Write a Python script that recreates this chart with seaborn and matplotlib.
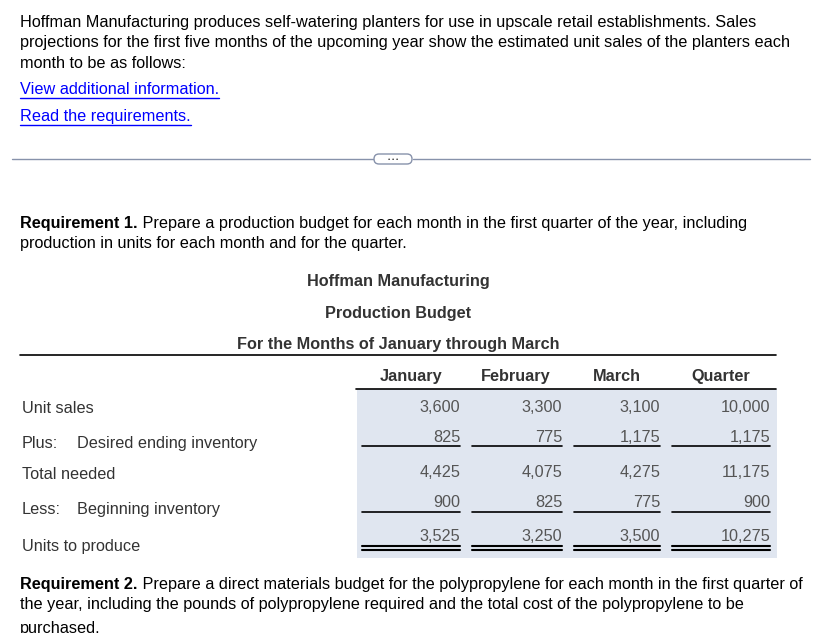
import seaborn as sns
import pandas as pd
from matplotlib import pyplot as plt
from matplotlib.patches import FancyBboxPatch, Rectangle

# Data
months = ['January', 'February', 'March', 'Quarter']
row_labels = ['Unit sales', 'Desired ending inventory', 'Total needed',
              'Beginning inventory', 'Units to produce']
row_prefix = ['', 'Plus:', '', 'Less:', '']
unit_sales = [3600, 3300, 3100, 10000]
ending_inventory = [825, 775, 1175, 1175]
total_needed = [4425, 4075, 4275, 11175]
beginning_inventory = [900, 825, 775, 900]
units_to_produce = [3525, 3250, 3500, 10275]

intro = ['Hoffman Manufacturing produces self-watering planters for use in upscale retail establishments. Sales',
         'projections for the first five months of the upcoming year show the estimated unit sales of the planters each',
         'month to be as follows:']
links = ['View additional information.', 'Read the requirements.']
req1 = ['Prepare a production budget for each month in the first quarter of the year, including',
        'production in units for each month and for the quarter.']
req2 = ['Prepare a direct materials budget for the polypropylene for each month in the first quarter of',
        'the year, including the pounds of polypropylene required and the total cost of the polypropylene to be',
        'purchased.']
titles = ['Hoffman Manufacturing', 'Production Budget', 'For the Months of January through March']

df = pd.DataFrame([unit_sales, ending_inventory, total_needed, beginning_inventory, units_to_produce],
                  index=row_labels, columns=months)

sns.set_theme(style='white')
plt.rcParams['font.family'] = ['Liberation Sans', 'DejaVu Sans']
FS = 11.7

fig = plt.figure(figsize=(8.22, 6.33), dpi=100)
ax = fig.add_axes([0, 0, 1, 1])
ax.set_xlim(0, 822)
ax.set_ylim(633, 0)
ax.axis('off')


def bold_then_normal(x, y, bold, normal, color='black'):
    t = ax.text(x, y, bold, fontsize=FS, fontweight='bold', color=color, va='center', ha='left')
    ax.annotate(' ' + normal, xy=(1, 0.5), xycoords=t, va='center', ha='left', fontsize=FS, color=color)


# intro paragraph
for i, line in enumerate(intro):
    ax.text(20, 22.5 + i * 20.5, line, fontsize=FS, color='black', va='center')

link_texts = []
for i, line in enumerate(links):
    link_texts.append(ax.text(20, 89.5 + i * 27, line, fontsize=FS, color='#0000ff', va='center'))

# separator with button
ax.plot([12, 373], [159, 159], color='#8792ab', lw=1)
ax.plot([413, 810], [159, 159], color='#8792ab', lw=1)
ax.add_patch(FancyBboxPatch((374, 154), 38, 10, boxstyle='round,pad=0,rounding_size=5',
                            fc='white', ec='#8792ab', lw=1))
ax.text(393, 159.5, '• • •', fontsize=4.5, color='#333333', ha='center', va='center')

# requirement 1
bold_then_normal(20, 223.5, 'Requirement 1.', req1[0])
ax.text(20, 243.5, req1[1], fontsize=FS, color='black', va='center')

# table titles
for y, t in zip([281.5, 313.5, 344.5], titles):
    ax.text(398, y, t, fontsize=FS, fontweight='bold', color='#333333', ha='center', va='center')
ax.plot([20, 776], [355, 355], color='black', lw=1.2)

# shaded region and header
ax.add_patch(Rectangle((357, 389), 420, 169, fc='#e0e6f0', ec='none'))
ax.plot([356, 776], [389, 389], color='black', lw=1.2)

col_center = [411, 516, 617, 721]
col_right = [460, 562, 660, 770]
col_left = [362, 472, 574, 672]
for c, m in zip(col_center, months):
    ax.text(c, 376.5, m, fontsize=FS, fontweight='bold', color='#333333', ha='center', va='center')

label_y = [408.5, 443.5, 474.5, 509.5, 546.5]
num_y = [407.5, 437.5, 472.5, 502.5, 536.5]
for i, label in enumerate(df.index):
    if row_prefix[i]:
        ax.text(22, label_y[i], row_prefix[i], fontsize=FS, color='#333333', va='center')
        ax.text(77, label_y[i], label, fontsize=FS, color='#333333', va='center')
    else:
        ax.text(22, label_y[i], label, fontsize=FS, color='#333333', va='center')
    for j, m in enumerate(df.columns):
        ax.text(col_right[j], num_y[i], f'{df.loc[label, m]:,}', fontsize=FS, color='#555555',
                ha='right', va='center')

for j in range(len(months)):
    ax.plot([col_left[j], col_right[j]], [446, 446], color='black', lw=1.2)
    ax.plot([col_left[j], col_right[j]], [512, 512], color='black', lw=1.2)
    ax.plot([col_left[j], col_right[j]], [546, 546], color='black', lw=1.5)
    ax.plot([col_left[j], col_right[j]], [550, 550], color='black', lw=1.5)

# requirement 2
bold_then_normal(20, 584.5, 'Requirement 2.', req2[0])
ax.text(20, 605, req2[1], fontsize=FS, color='black', va='center')
ax.text(20, 629, req2[2], fontsize=FS, color='black', va='center')

# underline links
fig.canvas.draw()
inv = ax.transData.inverted()
for t in link_texts:
    bb = t.get_window_extent()
    (x0, _), (x1, _) = inv.transform([(bb.x0, bb.y0), (bb.x1, bb.y0)])
    y = t.get_position()[1] + 8
    ax.plot([x0, x1], [y, y], color='#0000ff', lw=1)

fig.savefig('out.png', dpi=100)
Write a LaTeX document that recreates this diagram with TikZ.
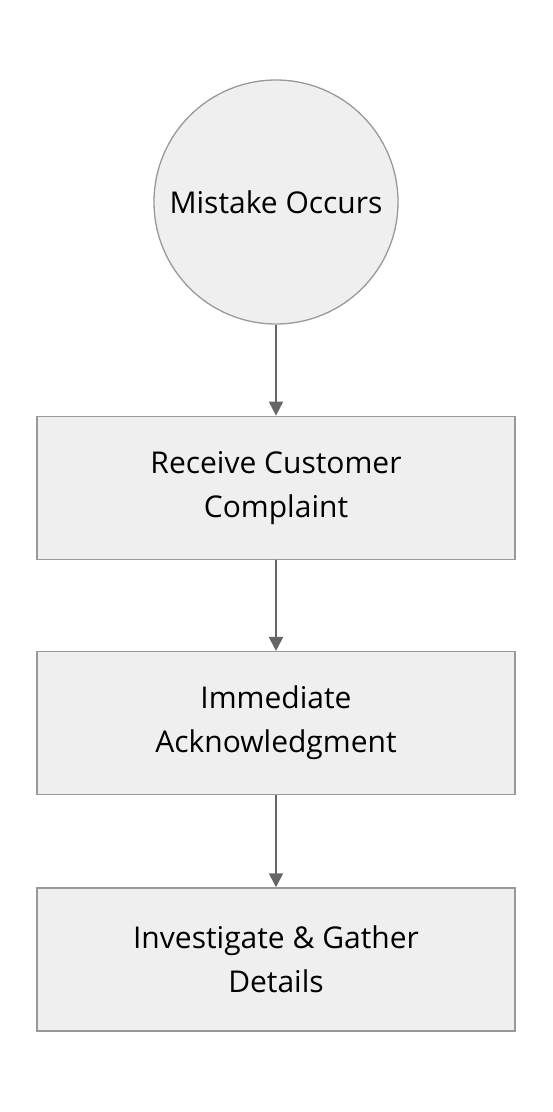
\documentclass[tikz,border=0pt]{standalone}
\usepackage{fontspec}
\setmainfont{Open Sans}
\usetikzlibrary{positioning, arrows.meta}
\definecolor{boxfill}{HTML}{EFEFEF}
\definecolor{boxline}{HTML}{999999}
\definecolor{arrowline}{HTML}{666666}
\tikzset{startnode/.style={circle, draw=boxline, fill=boxfill, line width=1.3pt, minimum size=244pt, inner sep=0pt, font=\fontsize{30}{44}\selectfont},
    stepbox/.style={rectangle, draw=boxline, fill=boxfill, line width=1.3pt, minimum width=478pt, minimum height=143pt, align=center, font=\fontsize{30}{44}\selectfont},
    flow/.style={draw=arrowline, line width=1.8pt, -{Triangle[length=14pt, width=14pt]}}}
\begin{document}
\begin{tikzpicture}
                 \useasboundingbox (0,0) rectangle (552pt,-1112pt);
                 \node[startnode] (mistake) at (276pt,-202pt) {Mistake Occurs};
                 \node[stepbox, below=91pt of mistake] (complaint) {Receive Customer\\Complaint};
                 \node[stepbox, below=91pt of complaint] (ack) {Immediate\\Acknowledgment};
                 \node[stepbox, below=92pt of ack] (gather) {Investigate \& Gather\\Details};

                 \draw[flow] (mistake) -- (complaint);
                 \draw[flow] (complaint) -- (ack);
                 \draw[flow] (ack) -- (gather);
             \end{tikzpicture}
\end{document}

━━━━━━━━━━━━━━━━

** PROBLEM DETAILS **
Search the data for the string "this". List each line that has it.

** COMPLETE OUTPUT **
Write a Python script that recreates this chart with seaborn and matplotlib.
Write a LaTeX document that recreates this diagram with TikZ.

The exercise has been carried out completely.